Denmark-based interior designer Martensen-Larsen styles homes in Scandinavia for all seasons. Her vast knowledge of the interior design industry and her history writing feature stories for European design magazines always had her dreaming of writing a book. When her editor approached her with an idea for a Christmas book, she jumped at the opportunity.
Full-color photos, family recipes and aesthetic interiors fill the pages, along with educational snippets about Scandinavian Jul traditions. Jul celebrations share some crossover with American traditions—like displaying a tree inside and enjoying mulled wine. Decorations are sometimes hung on the first Sunday of Advent, which can be as early as late November. Outdoor lights, wreaths and red-colored froufrou emerge from storage. No two Scandinavian Christmases are alike, as traditions differ not only across countries but also across households.

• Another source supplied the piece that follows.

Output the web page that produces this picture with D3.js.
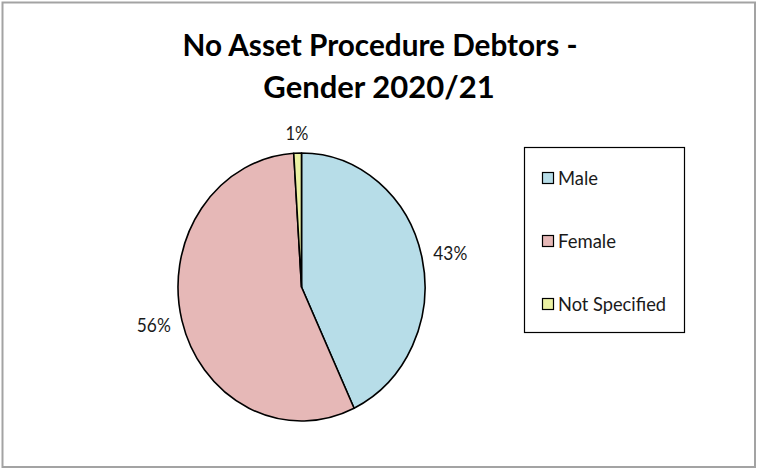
<!DOCTYPE html>
<html>
<head>
<meta charset="utf-8">
<script src="https://cdn.jsdelivr.net/npm/d3@7"></script>
<style>
  body { margin: 0; background: #fff; }
  svg { display: block; font-family: Lato, "Open Sans", sans-serif; }
</style>
</head>
<body>
<svg id="chart" width="757" height="469"></svg>
<script>
// data
var titleLines = ["No Asset Procedure Debtors -", "Gender 2020/21"];
var categories = ["Male", "Female", "Not Specified"];
var values = [43, 56, 1];
var colours = ["#b7dde8", "#e6b8b7", "#ebf1a3"];

var svg = d3.select("#chart");
var W = 757, H = 469;

// outer frame
svg.append("rect")
  .attr("x", 2.5).attr("y", 2.5)
  .attr("width", W - 4.5).attr("height", H - 4.5)
  .attr("fill", "#fff")
  .attr("stroke", "#a3a3a3")
  .attr("stroke-width", 2);

// squeeze a text to a width if it is wider (Calibri is narrower than Lato)
function squeeze(sel, target) {
  var w = sel.node().getComputedTextLength();
  if (w > target) sel.attr("textLength", target).attr("lengthAdjust", "spacingAndGlyphs");
}

// title
var title = svg.append("g");
var t1 = title.append("text")
  .attr("x", 380).attr("y", 56)
  .attr("text-anchor", "middle")
  .attr("font-weight", "bold")
  .attr("font-size", 31)
  .text(titleLines[0]);
squeeze(t1, 395);
var t2 = title.append("text")
  .attr("x", 379).attr("y", 98)
  .attr("text-anchor", "middle")
  .attr("font-weight", "bold")
  .attr("font-size", 31)
  .text(titleLines[1]);
squeeze(t2, 252);

// pie (slightly stretched vertically like the original)
var cx = 301.5, cy = 287, R = 123.5, yScale = 134 / 123.5;
var pie = d3.pie().sort(null).value(function(d) { return d; });
var arc = d3.arc().innerRadius(0).outerRadius(R);
var arcs = pie(values);

var pg = svg.append("g")
  .attr("transform", "translate(" + cx + "," + cy + ") scale(1," + yScale + ")");
pg.selectAll("path")
  .data(arcs).enter()
  .append("path")
  .attr("d", arc)
  .attr("fill", function(d, i) { return colours[i]; })
  .attr("stroke", "#000")
  .attr("stroke-width", 1.6)
  .attr("stroke-linejoin", "round")
  .attr("vector-effect", "non-scaling-stroke");

// percentage labels outside the slices
var total = d3.sum(values);
var lg = svg.append("g");
arcs.forEach(function(d, i) {
  var a = (d.startAngle + d.endAngle) / 2;
  var s = Math.sin(a), c = Math.cos(a);
  var txt = lg.append("text")
    .attr("font-size", 18.5)
    .attr("fill", "#1a1a1a")
    .attr("text-anchor", "middle")
    .text(Math.round(values[i] / total * 100) + "%");
  var w = txt.node().getComputedTextLength();
  var target = txt.text().length === 2 ? 23 : 34;
  if (w > target) { txt.attr("textLength", target).attr("lengthAdjust", "spacingAndGlyphs"); w = target; }
  var hw = w / 2, hh = 8;
  var x = cx + R * s + s * (12 + hw);
  var y = cy - R * yScale * c - c * (12 + hh);
  txt.attr("x", x).attr("y", y + 7);
});

// legend
var legend = svg.append("g");
legend.append("rect")
  .attr("x", 524.5).attr("y", 147.5)
  .attr("width", 160).attr("height", 185)
  .attr("fill", "#fff")
  .attr("stroke", "#000")
  .attr("stroke-width", 1.2);

var legendWidths = [40, 59, 108];
var items = legend.selectAll("g.item")
  .data(categories).enter()
  .append("g")
  .attr("class", "item")
  .attr("transform", function(d, i) { return "translate(542," + (172.5 + i * 63) + ")"; });
items.append("rect")
  .attr("x", 0.5).attr("y", 0)
  .attr("width", 11).attr("height", 11)
  .attr("fill", function(d, i) { return colours[i]; })
  .attr("stroke", "#000")
  .attr("stroke-width", 1.2);
items.append("text")
  .attr("x", 16).attr("y", 12.5)
  .attr("font-size", 18.5)
  .attr("fill", "#1a1a1a")
  .text(function(d) { return d; })
  .each(function(d, i) { squeeze(d3.select(this), legendWidths[i]); });
</script>
</body>
</html>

Each chapter features homeowners in their spaces, along with DIY projects and customs. “It took me 10 minutes to find the creative people for the book,” says Martensen-Larsen. Using a card file of contacts from her work in the design industry, she convinced friends and family to invite her inside their homes amid the busy Christmas season.
One of the book’s jubilant interiors belongs to the author herself. “I would describe my style as subdued and simple. I tend to lean away from grand displays,” Martensen-Larsen says. Outside her home in Copenhagen is a garden bustling with vibrant pink hydrangeas. “I cut my flowers before the first frost and hang them to dry. Paired with bare branches I collect on dog walks, the wilted nature becomes my Christmas décor.” She seeks to make Christmas a more sustainable celebration achievable at any price point. Limiting herself to a purchase of one holiday adornment per year, the author has a deep appreciation for repurposing found treasures in nature.
Inside decorator Leif Sigersen’s one-bedroom home is a collection of festive flea market finds. “Leif’s home is living proof that lack of space is of absolutely no hindrance to surround oneself with lots of things,” Martensen-Larsen writes. Best described as eclectic and artful, his décor is an array of trinkets. Live greenery weaves beautifully between the assortments. The trimmings remind Sigersen of childhood memories when he would loot the family tree of the sweets that were used as ornaments. His chapter concludes with the sweet raspberry sauce recipe he brings to Christmas gatherings.
“I hope the takeaway is that you can still have a cozy and pretty Christmas on a budget without sacrifice,” says Martensen-Larsen. The book opens readers’ eyes to the Scandinavian ways of celebrating the season and inspires new decorating ideas. Readers shouldn’t be surprised if inspiration strikes to repurpose their garden trimmings for this year’s holiday décor.